Curiosity's Radiation Assessment Detector (RAD) is the first instrument to measure the radiation environment on Mars. The instrument found even if astronauts remain in spacecraft, they are still exposed a lifetime limit of radiation.

The findings, which are published in the May 31 edition of the journal Science, indicate radiation exposure for human explorers could exceed NASA's career limit for astronauts if current propulsion systems are used.

"In terms of accumulated dose, it's like getting a whole-body CT scan once every five or six days," said Cary Zeitlin, a principal scientist at the Southwest Research Institute (SwRI) in San Antonio and lead author of the paper on the findings. "Understanding the radiation environment inside a spacecraft carrying humans to Mars or other deep space destinations is critical for planning future crewed missions."

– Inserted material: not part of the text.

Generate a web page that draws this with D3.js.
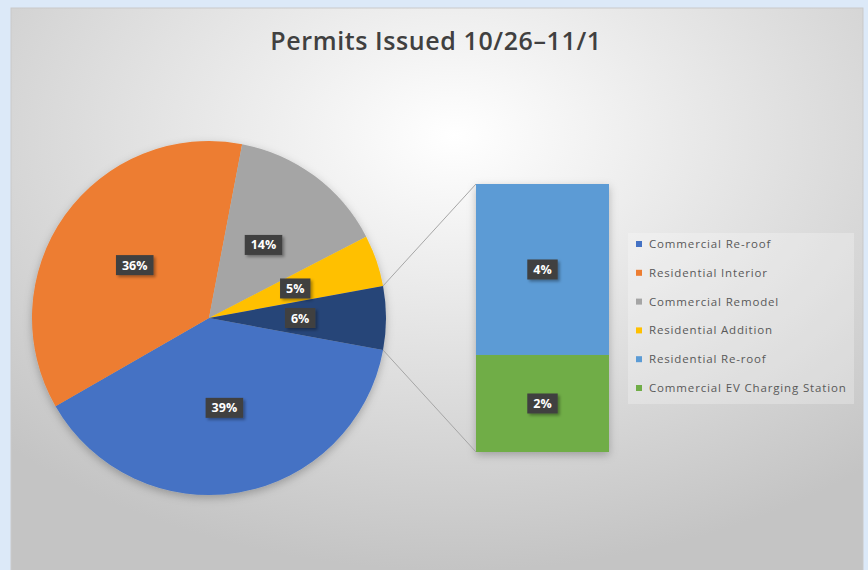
<!DOCTYPE html>
<html>
<head>
<meta charset="utf-8">
<script src="https://cdn.jsdelivr.net/npm/d3@7"></script>
<style>
  html, body { margin: 0; padding: 0; background: #dce9f8; }
  svg { display: block; }
</style>
</head>
<body>
<svg id="chart" width="868" height="570"></svg>
<script>
// values (share of permits, %)
var categories = ["Commercial Re-roof", "Residential Interior", "Commercial Remodel",
                  "Residential Addition", "Residential Re-roof", "Commercial EV Charging Station"];
var shares = [38.8, 36.3, 14.4, 4.7, 3.7, 2.1];
var colors = ["#4472C4", "#ED7D31", "#A5A5A5", "#FFC000", "#5B9BD5", "#70AD47"];
var otherColor = "#264478";
var pieCount = 4; // first four in the pie, the rest go to the bar

var width = 868, height = 570;
var svg = d3.select("#chart");

var defs = svg.append("defs");
var grad = defs.append("radialGradient").attr("id", "bg")
    .attr("cx", "52%").attr("cy", "22%").attr("r", "75%");
grad.append("stop").attr("offset", "0%").attr("stop-color", "#ffffff");
grad.append("stop").attr("offset", "100%").attr("stop-color", "#c4c4c4");

var shadow = defs.append("filter").attr("id", "shadow")
    .attr("x", "-20%").attr("y", "-20%").attr("width", "140%").attr("height", "140%");
shadow.append("feDropShadow").attr("dx", 0).attr("dy", 3).attr("stdDeviation", 4)
    .attr("flood-color", "#000").attr("flood-opacity", 0.25);

var lblShadow = defs.append("filter").attr("id", "lblshadow")
    .attr("x", "-30%").attr("y", "-30%").attr("width", "170%").attr("height", "170%");
lblShadow.append("feDropShadow").attr("dx", 2).attr("dy", 2).attr("stdDeviation", 1.5)
    .attr("flood-color", "#000").attr("flood-opacity", 0.35);

// chart area
svg.append("rect")
    .attr("x", 11).attr("y", 8).attr("width", 852).attr("height", 580)
    .attr("fill", "url(#bg)")
    .attr("stroke", "#c9c9c9").attr("stroke-width", 1);

// title
svg.append("text")
    .attr("x", 436).attr("y", 49.5)
    .attr("text-anchor", "middle")
    .style("font-family", "'Open Sans', sans-serif")
    .style("font-size", "25px")
    .style("font-weight", "600")
    .style("letter-spacing", "0.6px")
    .style("fill", "#404040")
    .text("Permits Issued 10/26\u201311/1");

// pie data: first slices + "other"
var pieVals = shares.slice(0, pieCount);
var barVals = shares.slice(pieCount);
var otherVal = d3.sum(barVals);
var pieData = pieVals.map(function(v, i) { return {value: v, color: colors[i]}; });
pieData.push({value: otherVal, color: otherColor});

var total = d3.sum(pieData, function(d) { return d.value; });
var otherAngle = otherVal / total * 2 * Math.PI;
var start = Math.PI / 2 + otherAngle / 2;

var cx = 209, cy = 318, radius = 177;

var pie = d3.pie().sort(null)
    .startAngle(start).endAngle(start + 2 * Math.PI)
    .value(function(d) { return d.value; });
var arcs = pie(pieData);

var arc = d3.arc().innerRadius(0).outerRadius(radius);
var labelArc = d3.arc().innerRadius(radius * 0.515).outerRadius(radius * 0.515);

var gPie = svg.append("g").attr("transform", "translate(" + cx + "," + cy + ")");
gPie.append("g").attr("filter", "url(#shadow)")
    .selectAll("path")
    .data(arcs)
    .enter()
    .append("path")
    .attr("fill", function(d) { return d.data.color; })
    .attr("d", arc);

// bar of the "other" slice
var barX = 476, barW = 133, barTop = 184, barBottom = 452;
var y = d3.scaleLinear().domain([0, otherVal]).range([barTop, barBottom]);
var cum = 0;
var barData = barVals.map(function(v, i) {
    var d = {value: v, y0: cum, y1: cum + v, color: colors[pieCount + i]};
    cum += v;
    return d;
});

var gBar = svg.append("g").attr("filter", "url(#shadow)");
gBar.selectAll("rect")
    .data(barData)
    .enter()
    .append("rect")
    .attr("x", barX).attr("width", barW)
    .attr("y", function(d) { return y(d.y0); })
    .attr("height", function(d) { return y(d.y1) - y(d.y0); })
    .attr("fill", function(d) { return d.color; });

// connector lines from the other slice to the bar
var otherArc = arcs[arcs.length - 1];
function edgePoint(a) {
    return [cx + radius * Math.sin(a), cy - radius * Math.cos(a)];
}
var p1 = edgePoint(otherArc.startAngle), p2 = edgePoint(otherArc.endAngle);
svg.append("line")
    .attr("x1", p1[0]).attr("y1", p1[1]).attr("x2", barX).attr("y2", y(0))
    .attr("stroke", "#a6a6a6").attr("stroke-width", 1);
svg.append("line")
    .attr("x1", p2[0]).attr("y1", p2[1]).attr("x2", barX).attr("y2", y(otherVal))
    .attr("stroke", "#a6a6a6").attr("stroke-width", 1);

// data labels
function drawLabel(x0, y0, txt) {
    var g = svg.append("g").attr("transform", "translate(" + x0 + "," + y0 + ")");
    var t = g.append("text")
        .attr("text-anchor", "middle")
        .attr("dy", "0.36em")
        .style("font-family", "'Open Sans', sans-serif")
        .style("font-weight", "bold")
        .style("font-size", "12.5px")
        .style("fill", "#ffffff")
        .text(txt);
    var w = t.node().getComputedTextLength() + 12;
    g.insert("rect", "text")
        .attr("x", -w / 2).attr("y", -10)
        .attr("width", w).attr("height", 20)
        .attr("fill", "#404040")
        .attr("filter", "url(#lblshadow)");
}

arcs.forEach(function(d) {
    var c = labelArc.centroid(d);
    drawLabel(cx + c[0], cy + c[1], Math.round(d.data.value / total * 100) + "%");
});
barData.forEach(function(d) {
    drawLabel(barX + barW / 2, (y(d.y0) + y(d.y1)) / 2, Math.round(d.value / total * 100) + "%");
});

// legend
var legX = 628, legY = 233, legW = 226, legH = 171, rowH = 28.8;
svg.append("rect")
    .attr("x", legX).attr("y", legY).attr("width", legW).attr("height", legH)
    .attr("fill", "#ffffff").attr("fill-opacity", 0.25);

var leg = svg.append("g").selectAll("g")
    .data(categories)
    .enter()
    .append("g")
    .attr("transform", function(d, i) { return "translate(" + (legX + 8) + "," + (legY + 11 + i * rowH) + ")"; });
leg.append("rect")
    .attr("x", 0).attr("y", -3).attr("width", 6).attr("height", 6)
    .attr("fill", function(d, i) { return colors[i]; });
leg.append("text")
    .attr("x", 13).attr("dy", "0.35em")
    .style("font-family", "'Open Sans', sans-serif")
    .style("font-size", "11.5px")
    .style("letter-spacing", "0.85px")
    .style("fill", "#595959")
    .text(function(d) { return d; });
</script>
</body>
</html>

That dose is enough to raise the astronaut's cancer risk by about three percent. "It is clear that the exposure from the cruise phases alone is a large fraction of (and in some cases greater than) currently accepted astronaut career limits," the study says. "Time spent on the surface of Mars might add considerably to the total dose."

 The information provides space mission designers with clues on how to build a spacecraft with sufficient protection for future occupants.

NASA aims to send a crew to orbit the red planet by the mid-2030s. Private outfits like Inspiration Mars - backed by NASA engineer-turned-space tourist Dennis Tito - are seeking volunteers for a Mars flight.

The research team comprise up of NASA researchers and scientists at the Southwest Research Institute in Colorado. They measured radiation levels on the Mars Science Laboratory, the spacecraft that transported the Curiosity rover to Mars in 2012. A subsequent study will measure Curiosity's radiation levels while the rover has been on Mars's surface.